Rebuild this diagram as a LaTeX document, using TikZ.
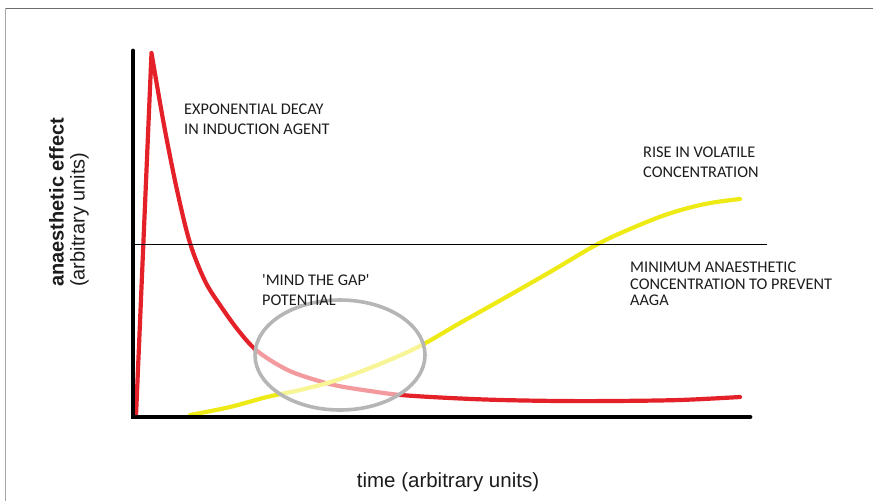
\documentclass[tikz,border=0pt]{standalone}
\usepackage{fontspec}
\setmainfont{Carlito}[Ligatures=TeXOff]
\newfontfamily\arialf{Liberation Sans}
\definecolor{curvered}{RGB}{228,32,40}
\definecolor{curveyellow}{RGB}{238,234,22}
\definecolor{ringgray}{RGB}{182,182,182}
\definecolor{txtgray}{RGB}{28,28,28}
\begin{document}
\begin{tikzpicture}[x=1pt,y=-1pt,
  axisline/.style={black,line width=4.8pt,line cap=round},
  levelline/.style={black,line width=0.9pt},
  redcurve/.style={curvered,line width=4.2pt,line join=round,line cap=round},
  yellowcurve/.style={curveyellow,line width=4.2pt,line cap=round},
  gapring/.style={ringgray,line width=3.6pt},
  capslabel/.style={font=\fontsize{16.3}{20}\selectfont,text=txtgray,inner sep=0pt,anchor=north west,align=left},
  axislabel/.style={font=\arialf\fontsize{20}{21}\selectfont,text=txtgray,inner sep=0pt},
  framepen/.style={line width=1.6pt}
]
\useasboundingbox (0,0) rectangle (873,501);
% frame
\draw[framepen,gray!85!black] (5,8.5) -- (873,8.5);
\draw[framepen,gray!70] (5.5,8) -- (5.5,501);
% curves
\draw[redcurve] (136,416) -- (151.5,53)
  plot[smooth,tension=0.55] coordinates {(151.5,53) (164,125) (177,190) (190,243) (205,281) (220,305) (238,330) (256,350) (280,366) (300,375) (334,385) (370,391) (401,395) (450,398) (501,400) (560,401) (612,401) (680,400) (740,397)};
\draw[yellowcurve] plot[smooth,tension=0.6] coordinates {(190,415) (230,407) (267,397) (300,390) (334,381) (375,366) (418,347) (460,323) (501,300) (550,272) (596,245) (630,229) (668,214) (705,204) (740,199)};
% fade inside ring
\fill[white,fill opacity=0.55] (340,355) ellipse [x radius=85pt,y radius=55pt];
\draw[gapring] (340,355) ellipse [x radius=85pt,y radius=55pt];
% axes
\coordinate (origin) at (133,417);
\coordinate (ytop) at (133,51);
\coordinate (xend) at (750,417);
\draw[axisline] (ytop) -- (origin) -- (xend);
\coordinate (macL) at (133,244);
\coordinate (macR) at (767,244);
\draw[levelline] (macL) -- (macR);
% labels
\node[capslabel] (decay) at (184,103.5) {EXPONENTIAL DECAY\\IN INDUCTION AGENT};
\node[capslabel] (rise) at (643,147) {RISE IN VOLATILE\\CONCENTRATION};
\node[capslabel,font=\fontsize{16.3}{16.5}\selectfont] (mac) at (630,262) {MINIMUM ANAESTHETIC\\CONCENTRATION TO PREVENT\\AAGA};
\node[capslabel] (gap) at (262,274) {'MIND THE GAP'\\POTENTIAL};
\node[axislabel,rotate=90,anchor=south west,align=left] (ylab) at (89,287) {{\bfseries anaesthetic effect}\\(arbitrary units)};
\node[axislabel,font=\arialf\fontsize{20.5}{21}\selectfont] (xlab) at (448,482) {time (arbitrary units)};
\end{tikzpicture}
\end{document}
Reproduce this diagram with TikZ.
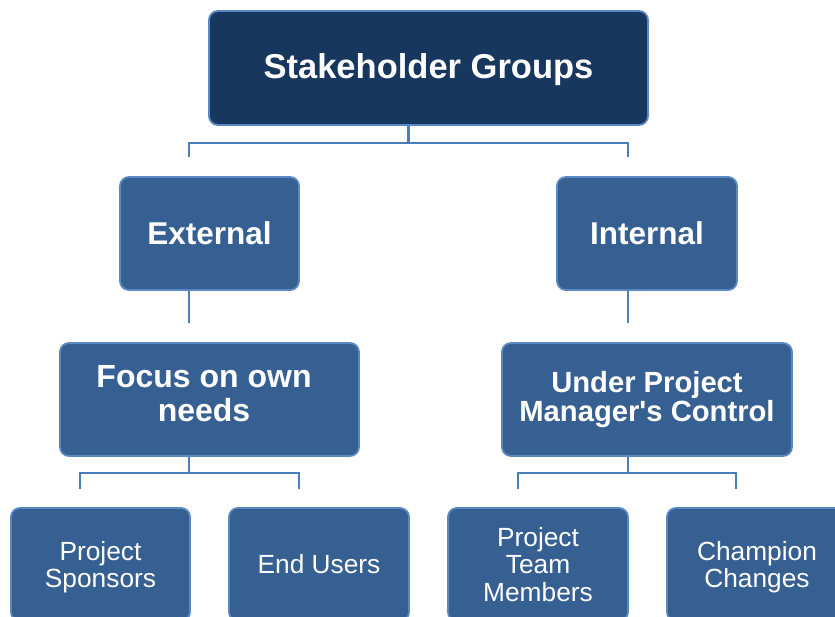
\documentclass[tikz,border=0pt]{standalone}
\usepackage{fontspec}
\setmainfont{Liberation Sans}
\usetikzlibrary{calc}
\definecolor{navy}{HTML}{17375E}
\definecolor{midblue}{HTML}{376092}
\definecolor{edgeblue}{HTML}{5A88C2}
\definecolor{linkblue}{HTML}{4A7EBB}
\tikzset{
  box/.style={rectangle, rounded corners=9pt, draw=edgeblue, line width=1.8pt,
    fill=midblue, text=white, align=center, inner sep=0pt,
    minimum width=180pt, minimum height=113pt},
  toptext/.style={font=\fontsize{34.5pt}{40pt}\selectfont\bfseries},
  midtext/.style={font=\fontsize{31.5pt}{34pt}\selectfont\bfseries},
  focustext/.style={font=\fontsize{32pt}{34pt}\selectfont\bfseries},
  undertext/.style={font=\fontsize{29.2pt}{29pt}\selectfont\bfseries},
  lowtext/.style={font=\fontsize{26.3pt}{27.5pt}\selectfont},
  link/.style={draw=linkblue, line width=2.5pt}
}
\begin{document}
\begin{tikzpicture}[x=1pt,y=-1pt]
\useasboundingbox (0,0) rectangle (835,616);
\clip (0,0) rectangle (835,616);
\node[box, fill=navy, toptext, minimum width=439pt, minimum height=114pt, text depth=4pt] (root) at (428.5,68) {Stakeholder Groups};
\node[box, midtext, minimum width=179pt] (ext) at (209.5,233.5) {External};
\node[box, midtext] (int) at (647,233.5) {Internal};
\node[box, focustext, minimum width=299pt, text depth=12pt] (focus) at (209.5,399.5) {\hspace*{-11pt}Focus on own\\\hspace*{-11pt}needs};
\node[box, undertext, minimum width=290pt] (under) at (647,399.5) {Under Project\\Manager\textquotesingle s Control};
\node[box, lowtext, minimum width=179pt, text height=52pt] (ps) at (100.5,564.5) {Project\\Sponsors};
\node[box, lowtext] (eu) at (319,564.5) {End Users};
\node[box, lowtext] (ptm) at (538,564.5) {Project\\Team\\Members};
\node[box, lowtext, text height=52pt] (cc) at (757,564.5) {Champion\\Changes};
% connectors
\coordinate (t1) at (189,157);
\coordinate (t2) at (628,157);
\draw[link] ($(root.south)+(-20,0)$) -- ($(root.south)+(-20,17)$);
\draw[link] (t1) |- ($(root.south)+(-20,17)$) -| (t2);
\coordinate (t3) at (189,323);
\coordinate (t4) at (628,323);
\draw[link] ($(ext.south)+(-20.5,0)$) -- (t3);
\draw[link] ($(int.south)+(-19,0)$) -- (t4);
\coordinate (t5) at (80,489);
\coordinate (t6) at (299,489);
\coordinate (t7) at (518,489);
\coordinate (t8) at (736,489);
\draw[link] ($(focus.south)+(-20.5,0)$) -- ($(focus.south)+(-20.5,16)$);
\draw[link] (t5) |- ($(focus.south)+(-20.5,16)$) -| (t6);
\draw[link] ($(under.south)+(-19,0)$) -- ($(under.south)+(-19,16)$);
\draw[link] (t7) |- ($(under.south)+(-19,16)$) -| (t8);
\end{tikzpicture}
\end{document}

○ ○ ○ ○ ○ ○ ○

▶ _Exercise prompt_
Keep the pictures out of the copy and write out the data exactly as it stands.

▶ _Solution to this problem_
Rebuild this diagram as a LaTeX document, using TikZ.
\documentclass[tikz,border=0pt]{standalone}
\usepackage{fontspec}
\setmainfont{Carlito}[Ligatures=TeXOff]
\newfontfamily\arialf{Liberation Sans}
\definecolor{curvered}{RGB}{228,32,40}
\definecolor{curveyellow}{RGB}{238,234,22}
\definecolor{ringgray}{RGB}{182,182,182}
\definecolor{txtgray}{RGB}{28,28,28}
\begin{document}
\begin{tikzpicture}[x=1pt,y=-1pt,
  axisline/.style={black,line width=4.8pt,line cap=round},
  levelline/.style={black,line width=0.9pt},
  redcurve/.style={curvered,line width=4.2pt,line join=round,line cap=round},
  yellowcurve/.style={curveyellow,line width=4.2pt,line cap=round},
  gapring/.style={ringgray,line width=3.6pt},
  capslabel/.style={font=\fontsize{16.3}{20}\selectfont,text=txtgray,inner sep=0pt,anchor=north west,align=left},
  axislabel/.style={font=\arialf\fontsize{20}{21}\selectfont,text=txtgray,inner sep=0pt},
  framepen/.style={line width=1.6pt}
]
\useasboundingbox (0,0) rectangle (873,501);
% frame
\draw[framepen,gray!85!black] (5,8.5) -- (873,8.5);
\draw[framepen,gray!70] (5.5,8) -- (5.5,501);
% curves
\draw[redcurve] (136,416) -- (151.5,53)
  plot[smooth,tension=0.55] coordinates {(151.5,53) (164,125) (177,190) (190,243) (205,281) (220,305) (238,330) (256,350) (280,366) (300,375) (334,385) (370,391) (401,395) (450,398) (501,400) (560,401) (612,401) (680,400) (740,397)};
\draw[yellowcurve] plot[smooth,tension=0.6] coordinates {(190,415) (230,407) (267,397) (300,390) (334,381) (375,366) (418,347) (460,323) (501,300) (550,272) (596,245) (630,229) (668,214) (705,204) (740,199)};
% fade inside ring
\fill[white,fill opacity=0.55] (340,355) ellipse [x radius=85pt,y radius=55pt];
\draw[gapring] (340,355) ellipse [x radius=85pt,y radius=55pt];
% axes
\coordinate (origin) at (133,417);
\coordinate (ytop) at (133,51);
\coordinate (xend) at (750,417);
\draw[axisline] (ytop) -- (origin) -- (xend);
\coordinate (macL) at (133,244);
\coordinate (macR) at (767,244);
\draw[levelline] (macL) -- (macR);
% labels
\node[capslabel] (decay) at (184,103.5) {EXPONENTIAL DECAY\\IN INDUCTION AGENT};
\node[capslabel] (rise) at (643,147) {RISE IN VOLATILE\\CONCENTRATION};
\node[capslabel,font=\fontsize{16.3}{16.5}\selectfont] (mac) at (630,262) {MINIMUM ANAESTHETIC\\CONCENTRATION TO PREVENT\\AAGA};
\node[capslabel] (gap) at (262,274) {'MIND THE GAP'\\POTENTIAL};
\node[axislabel,rotate=90,anchor=south west,align=left] (ylab) at (89,287) {{\bfseries anaesthetic effect}\\(arbitrary units)};
\node[axislabel,font=\arialf\fontsize{20.5}{21}\selectfont] (xlab) at (448,482) {time (arbitrary units)};
\end{tikzpicture}
\end{document}
Reproduce this diagram with TikZ.
\documentclass[tikz,border=0pt]{standalone}
\usepackage{fontspec}
\setmainfont{Liberation Sans}
\usetikzlibrary{calc}
\definecolor{navy}{HTML}{17375E}
\definecolor{midblue}{HTML}{376092}
\definecolor{edgeblue}{HTML}{5A88C2}
\definecolor{linkblue}{HTML}{4A7EBB}
\tikzset{
  box/.style={rectangle, rounded corners=9pt, draw=edgeblue, line width=1.8pt,
    fill=midblue, text=white, align=center, inner sep=0pt,
    minimum width=180pt, minimum height=113pt},
  toptext/.style={font=\fontsize{34.5pt}{40pt}\selectfont\bfseries},
  midtext/.style={font=\fontsize{31.5pt}{34pt}\selectfont\bfseries},
  focustext/.style={font=\fontsize{32pt}{34pt}\selectfont\bfseries},
  undertext/.style={font=\fontsize{29.2pt}{29pt}\selectfont\bfseries},
  lowtext/.style={font=\fontsize{26.3pt}{27.5pt}\selectfont},
  link/.style={draw=linkblue, line width=2.5pt}
}
\begin{document}
\begin{tikzpicture}[x=1pt,y=-1pt]
\useasboundingbox (0,0) rectangle (835,616);
\clip (0,0) rectangle (835,616);
\node[box, fill=navy, toptext, minimum width=439pt, minimum height=114pt, text depth=4pt] (root) at (428.5,68) {Stakeholder Groups};
\node[box, midtext, minimum width=179pt] (ext) at (209.5,233.5) {External};
\node[box, midtext] (int) at (647,233.5) {Internal};
\node[box, focustext, minimum width=299pt, text depth=12pt] (focus) at (209.5,399.5) {\hspace*{-11pt}Focus on own\\\hspace*{-11pt}needs};
\node[box, undertext, minimum width=290pt] (under) at (647,399.5) {Under Project\\Manager\textquotesingle s Control};
\node[box, lowtext, minimum width=179pt, text height=52pt] (ps) at (100.5,564.5) {Project\\Sponsors};
\node[box, lowtext] (eu) at (319,564.5) {End Users};
\node[box, lowtext] (ptm) at (538,564.5) {Project\\Team\\Members};
\node[box, lowtext, text height=52pt] (cc) at (757,564.5) {Champion\\Changes};
% connectors
\coordinate (t1) at (189,157);
\coordinate (t2) at (628,157);
\draw[link] ($(root.south)+(-20,0)$) -- ($(root.south)+(-20,17)$);
\draw[link] (t1) |- ($(root.south)+(-20,17)$) -| (t2);
\coordinate (t3) at (189,323);
\coordinate (t4) at (628,323);
\draw[link] ($(ext.south)+(-20.5,0)$) -- (t3);
\draw[link] ($(int.south)+(-19,0)$) -- (t4);
\coordinate (t5) at (80,489);
\coordinate (t6) at (299,489);
\coordinate (t7) at (518,489);
\coordinate (t8) at (736,489);
\draw[link] ($(focus.south)+(-20.5,0)$) -- ($(focus.south)+(-20.5,16)$);
\draw[link] (t5) |- ($(focus.south)+(-20.5,16)$) -| (t6);
\draw[link] ($(under.south)+(-19,0)$) -- ($(under.south)+(-19,16)$);
\draw[link] (t7) |- ($(under.south)+(-19,16)$) -| (t8);
\end{tikzpicture}
\end{document}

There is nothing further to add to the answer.